Je retiens la gestuelle toute simple et l'hésitation si juste de Vincent Lindon, ouvrier lui aussi en quête de dignité dans la Loi du marché de Stéphane Brizé. Je retiens aussi le stoïcisme mystérieux de Tim Roth dans Chronic de Michel Franco, le faciès unique de Géza Rohrig dans Le fils de Saül, la grâce de Michael Caine dans Youth de Paolo Sorrentino.

Je retiens la musique hypnotique et les vues aériennes poétiques de Sicario de Denis Villeneuve. Je retiens les idées folles et brillantes, d'un humour noir sordide et loufoque, de The Lobster de Yorgos Lanthimos (Dogtooth).
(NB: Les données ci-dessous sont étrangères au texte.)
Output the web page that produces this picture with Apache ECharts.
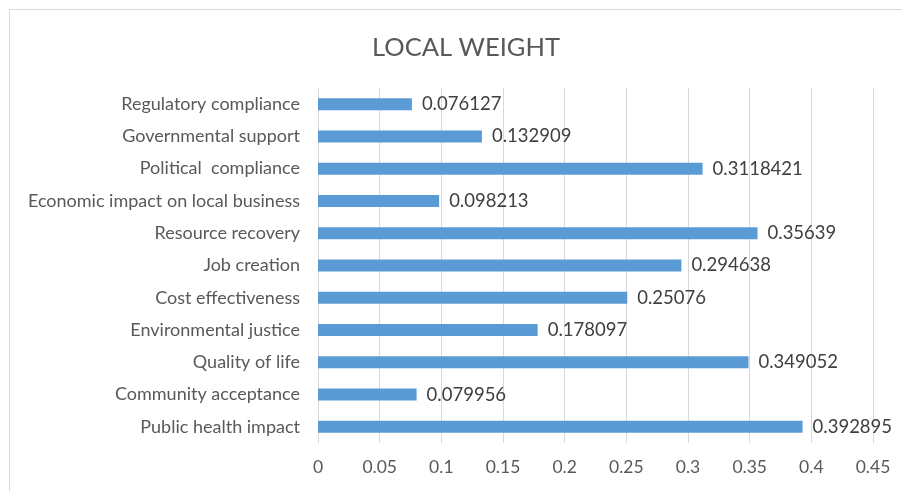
<!DOCTYPE html>
<html><head><meta charset="utf-8">
<script src="https://cdn.jsdelivr.net/npm/echarts@6/dist/echarts.min.js"></script>
<style>html,body{margin:0;padding:0;background:#fff}#c{width:902px;height:491px}</style>
</head><body><div id="c"></div>
<script>
var categories = ["Public health impact","Community acceptance","Quality of life","Environmental justice","Cost effectiveness","Job creation","Resource recovery","Economic impact on local business","Political  compliance","Governmental support","Regulatory compliance"];
var values = [0.392895,0.079956,0.349052,0.178097,0.25076,0.294638,0.35639,0.098213,0.3118421,0.132909,0.076127];
var valueLabels = ["0.392895","0.079956","0.349052","0.178097","0.25076","0.294638","0.35639","0.098213","0.3118421","0.132909","0.076127"];
var chart = echarts.init(document.getElementById('c'));
chart.setOption({
  animation:false,
  graphic:[{type:'rect',left:7,top:7,shape:{width:1000,height:600},style:{fill:'none',stroke:'#d9d9d9',lineWidth:1}}],
  title:{text:'LOCAL WEIGHT',left:367,top:30,textStyle:{fontFamily:'Lato',fontSize:25.5,fontWeight:'normal',color:'#595959'}},
  grid:{left:318,right:29,top:88,bottom:48},
  xAxis:{type:'value',min:0,max:0.45,interval:0.05,
    axisLine:{show:false},axisTick:{show:false},
    splitLine:{lineStyle:{color:'#d9d9d9'}},
    axisLabel:{color:'#595959',fontFamily:'Lato',fontSize:17.5,margin:15}},
  yAxis:{type:'category',data:categories,
    axisLine:{show:false},axisTick:{show:false},
    axisLabel:{color:'#595959',fontFamily:'Lato',fontSize:18,margin:18}},
  series:[{type:'bar',data:values,barWidth:12,
    itemStyle:{color:'#5b9bd5'},
    label:{show:true,position:'right',distance:10,color:'#404040',fontFamily:'Lato',fontSize:18.5,
      formatter:function(p){return valueLabels[p.dataIndex];}}}]
});
</script></body></html>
Ou encore les dialogues brillamment ciselés et poignants de vérité de Mia Madre de Nani Moretti, un maître lorsqu'il s'agit de rester du bon côté de la frontière entre l'émotion et le pathos.

Je retiens les images d'archives inédites de l'excellent documentaire Amy, d'Asif Kapadia, nous dévoilant une Amy Winehouse fragile, à la voix d'or et au talent immense, perdue dans la drogue, les mauvaises fréquentations et les méandres de la célébrité. Je retiens les séquences d'animation en stop motion splendides du Petit Prince, réalisé par Mark Osborne à Montréal.

Je retiens aussi le moins bon, le moins beau et le carrément inutile: l'europudding indigeste de Il raconto dei racconti de Matteo Garrone, la mièvrerie de Gus Van Sant égaré dans la forêt ésotérique de The Sea of Trees, Gaspar Noé et son Love, nanar porno en 3D qui a fait rire tout le monde et n'a scandalisé personne. Un four.

Et au final alors, à qui la Palme d'or? Pendant les 45 premières minutes de Youth, je l'aurais volontiers accordée à de Paolo Sorrentino, toujours aussi suave dans sa mise en scène et ses mouvements de caméra. Mais il m'a semblé se perdre dans ce récit en anglais, moins incarné que La grande beauté, en multipliant les fins superflues.

Je prédis plutôt la Palme à Dheepan, un autre excellent film de Jacques Audiard, sur l'immigration clandestine de Sri-Lankais dans une banlieue «chaude» de Paris. En croisant les doigts pour Saul Fia, de László Nemes, qui peut aussi rêver de la Caméra d'or du meilleur premier long métrage. On saura tout ça demain.